EXERCISE GOAL = Quote the data exactly, first line to the line containing "showlegend=False))", with no pictures.

-- START OF GIVEN INFORMATION --

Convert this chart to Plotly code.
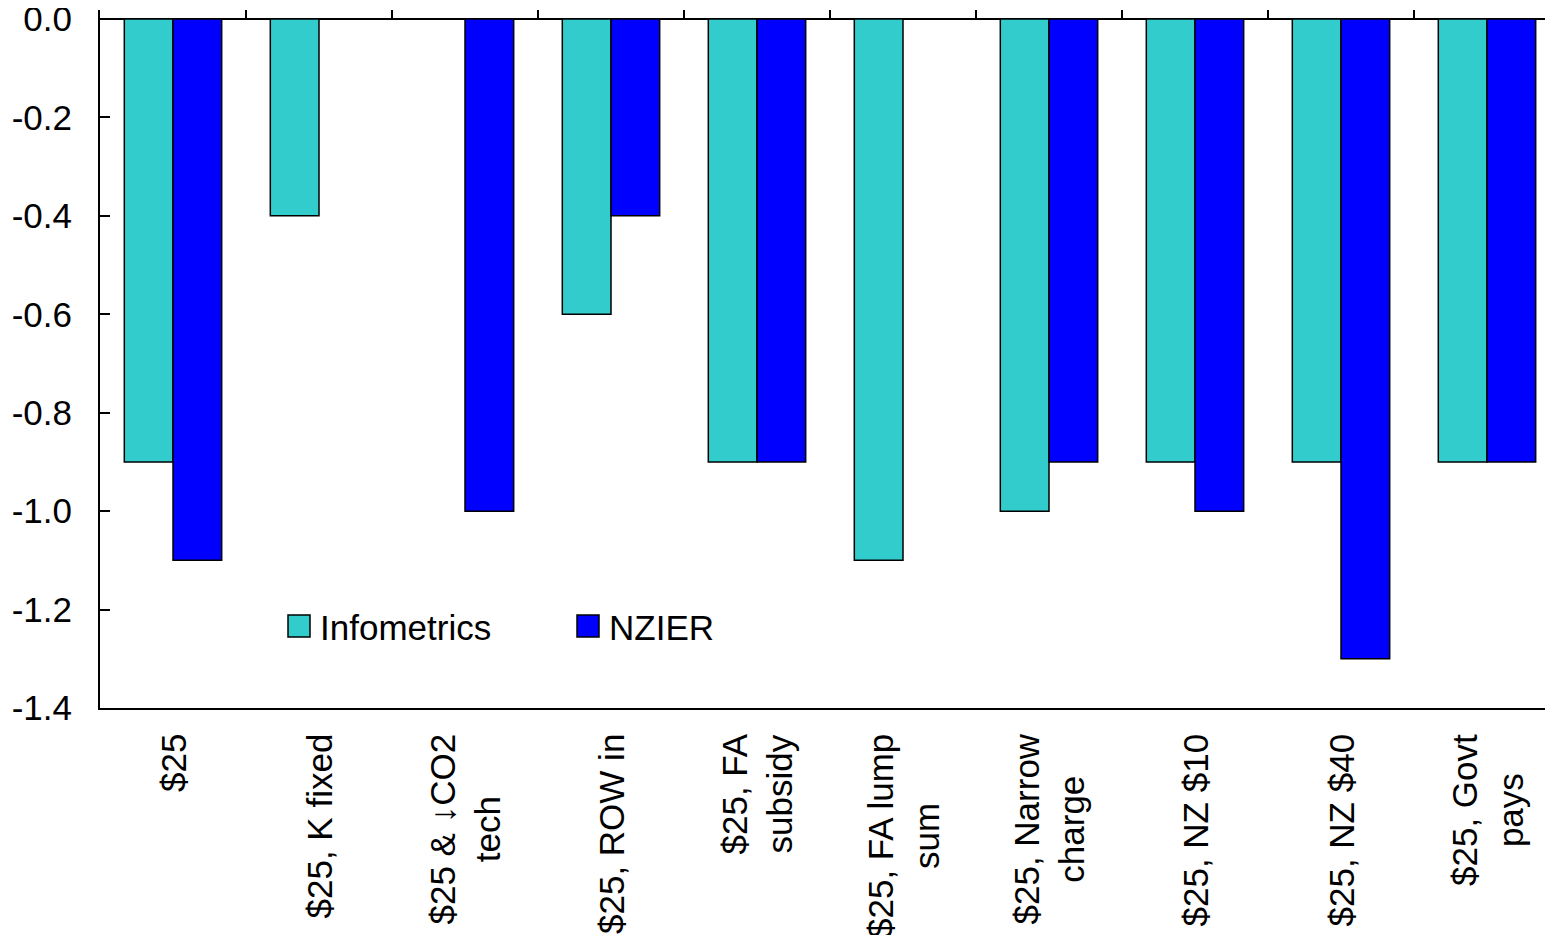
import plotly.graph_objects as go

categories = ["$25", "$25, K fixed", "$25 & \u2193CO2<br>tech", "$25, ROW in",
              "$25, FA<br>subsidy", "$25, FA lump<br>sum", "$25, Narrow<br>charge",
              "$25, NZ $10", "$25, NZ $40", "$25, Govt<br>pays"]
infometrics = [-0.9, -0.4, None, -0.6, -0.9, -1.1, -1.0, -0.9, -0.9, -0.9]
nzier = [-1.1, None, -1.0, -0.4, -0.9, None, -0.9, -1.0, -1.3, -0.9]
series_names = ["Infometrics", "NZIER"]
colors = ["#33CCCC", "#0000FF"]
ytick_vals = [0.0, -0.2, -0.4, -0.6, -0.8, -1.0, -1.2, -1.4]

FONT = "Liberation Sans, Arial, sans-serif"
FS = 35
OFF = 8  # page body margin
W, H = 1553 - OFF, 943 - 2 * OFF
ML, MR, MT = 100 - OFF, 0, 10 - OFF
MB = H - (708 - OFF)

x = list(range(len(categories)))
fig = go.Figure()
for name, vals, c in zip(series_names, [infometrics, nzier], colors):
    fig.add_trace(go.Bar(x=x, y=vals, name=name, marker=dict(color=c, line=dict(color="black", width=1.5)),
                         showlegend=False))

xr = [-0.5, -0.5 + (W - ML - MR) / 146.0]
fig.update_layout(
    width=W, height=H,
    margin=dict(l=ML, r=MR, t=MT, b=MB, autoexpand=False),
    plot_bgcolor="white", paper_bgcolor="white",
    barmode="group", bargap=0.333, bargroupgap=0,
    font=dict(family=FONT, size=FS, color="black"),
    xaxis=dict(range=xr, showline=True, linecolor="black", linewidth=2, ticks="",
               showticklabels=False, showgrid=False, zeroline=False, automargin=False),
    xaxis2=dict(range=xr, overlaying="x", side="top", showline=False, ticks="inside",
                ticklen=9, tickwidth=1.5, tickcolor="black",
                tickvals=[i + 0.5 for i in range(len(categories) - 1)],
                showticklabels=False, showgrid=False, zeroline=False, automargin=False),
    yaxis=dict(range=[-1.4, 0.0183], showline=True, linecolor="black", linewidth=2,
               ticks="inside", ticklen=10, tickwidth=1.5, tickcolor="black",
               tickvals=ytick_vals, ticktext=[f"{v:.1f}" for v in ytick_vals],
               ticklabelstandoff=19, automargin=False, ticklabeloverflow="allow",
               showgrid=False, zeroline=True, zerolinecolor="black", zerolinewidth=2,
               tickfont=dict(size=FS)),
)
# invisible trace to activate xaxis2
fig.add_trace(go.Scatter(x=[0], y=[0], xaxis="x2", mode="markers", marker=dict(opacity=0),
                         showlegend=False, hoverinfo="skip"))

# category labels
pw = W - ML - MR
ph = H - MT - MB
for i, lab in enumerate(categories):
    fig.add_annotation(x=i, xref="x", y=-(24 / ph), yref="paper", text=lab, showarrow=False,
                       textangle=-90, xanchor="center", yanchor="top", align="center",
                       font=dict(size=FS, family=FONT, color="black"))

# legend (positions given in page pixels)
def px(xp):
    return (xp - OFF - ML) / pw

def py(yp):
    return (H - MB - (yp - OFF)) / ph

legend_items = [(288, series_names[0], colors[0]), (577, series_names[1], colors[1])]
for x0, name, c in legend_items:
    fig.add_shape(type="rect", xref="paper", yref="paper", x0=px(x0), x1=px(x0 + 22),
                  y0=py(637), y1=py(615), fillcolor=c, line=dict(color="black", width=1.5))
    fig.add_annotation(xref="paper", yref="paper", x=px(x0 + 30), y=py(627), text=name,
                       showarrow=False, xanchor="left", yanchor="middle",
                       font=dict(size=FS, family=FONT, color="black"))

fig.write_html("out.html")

-- END OF GIVEN INFORMATION --

ANSWER TO THIS TASK =
Convert this chart to Plotly code.
import plotly.graph_objects as go

categories = ["$25", "$25, K fixed", "$25 & \u2193CO2<br>tech", "$25, ROW in",
              "$25, FA<br>subsidy", "$25, FA lump<br>sum", "$25, Narrow<br>charge",
              "$25, NZ $10", "$25, NZ $40", "$25, Govt<br>pays"]
infometrics = [-0.9, -0.4, None, -0.6, -0.9, -1.1, -1.0, -0.9, -0.9, -0.9]
nzier = [-1.1, None, -1.0, -0.4, -0.9, None, -0.9, -1.0, -1.3, -0.9]
series_names = ["Infometrics", "NZIER"]
colors = ["#33CCCC", "#0000FF"]
ytick_vals = [0.0, -0.2, -0.4, -0.6, -0.8, -1.0, -1.2, -1.4]

FONT = "Liberation Sans, Arial, sans-serif"
FS = 35
OFF = 8  # page body margin
W, H = 1553 - OFF, 943 - 2 * OFF
ML, MR, MT = 100 - OFF, 0, 10 - OFF
MB = H - (708 - OFF)

x = list(range(len(categories)))
fig = go.Figure()
for name, vals, c in zip(series_names, [infometrics, nzier], colors):
    fig.add_trace(go.Bar(x=x, y=vals, name=name, marker=dict(color=c, line=dict(color="black", width=1.5)),
                         showlegend=False))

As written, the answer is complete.